I step outside into a shroud of stupefying air. Still chilled from the air conditioning, the hot air feels good to me, like when I open a hot oven on a winter’s day. I breathe it in. It tastes like a movie of my life, a feeling so basic and all-powerful, some might call it god. If this is my last breath, I happily surrender.
I imagine this is what it feels like to freeze to death. You stop fighting to keep your insides at 98.6. You peacefully give in to the elements and become one with the world outside your body. You are reclaimed.
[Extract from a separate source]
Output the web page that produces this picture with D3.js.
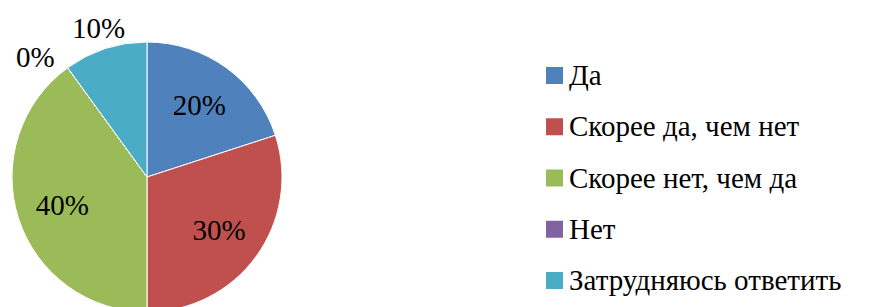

I poke around in the yard until self-preservation kicks in and the heat shepherds me inside. Back at my desk, I see that Amy Armantrout has shared an article about global warming on Facebook. She’s looking for feedback, so I dive into “The Uninhabitable Earth” by David Wallace-Wells from the July 10, 2017, issue of New York Magazine.
I’m surprised at what I learn. Apparently, there are ancient diseases trapped in Arctic ice, “an abridged history of devastating human sickness, left out like egg salad in the Arctic sun.” As the planet heats up, we’re only a few degrees away from another round of Bubonic Plague.
Meanwhile, right here in real time, the air is becoming increasingly more toxic. I learn that our cognitive abilities are negatively affected by high carbon dioxide-to-oxygen ratios. And that carbon dioxide just reached 400 parts per million and is estimated to reach “1,000 ppm by 2100,” Wallace-Wells writes, “At that concentration, compared to the air we breathe now, human cognitive ability declines by 21 percent.” Maybe that explains why we’re not all worked up over what’s coming down the pike. “Surely this blindness will not last,” the author pleads with his readers.
Perhaps it’s for best, this dumbing down. Natural selection may solve the problem the way Kurt Vonnegut Jr. proposed in his novel, “Galapagos.” In that story, the isolated human survivors of a world-wide disease outbreak evolved into furry, sea lion-like creatures without a care in the world. Turned out our big brains were the biggest threat to humanity ever invented.
I think back to my surrender on the back porch moments ago. I was as comfortable as a frog in a pot of water brought slowly to boil. As Daniel Quinn observed in “Ishmael,” put a frog into a pot of boiling water and it will hop out. But, put a frog in a pot of cool water and bring it slowly to a boil, and a frog will sit there and turn into stew. We are that frog, and our pot is boiling.
3 replies on “Boiling Point”
Yes we are and yes the water is boiling more and more each day!???
Eeek scary about what’s trapped under the ice. The earth will find a way to rid itself of the problems humans have created…one way or another. It may take some time, but it’s interesting to think of this planet without people. Maybe it’ll happen one day!
Trust you, dear Camille, to find a positive spin on this disaster. Thanks for the perspective. It’s so sad that we are triggering the Sixth Great Extinction though and taking so many wonderful beings with us. Sad too about the many innocent people who have very small carbon footprints themselves but will be roasted because of excess elsewhere.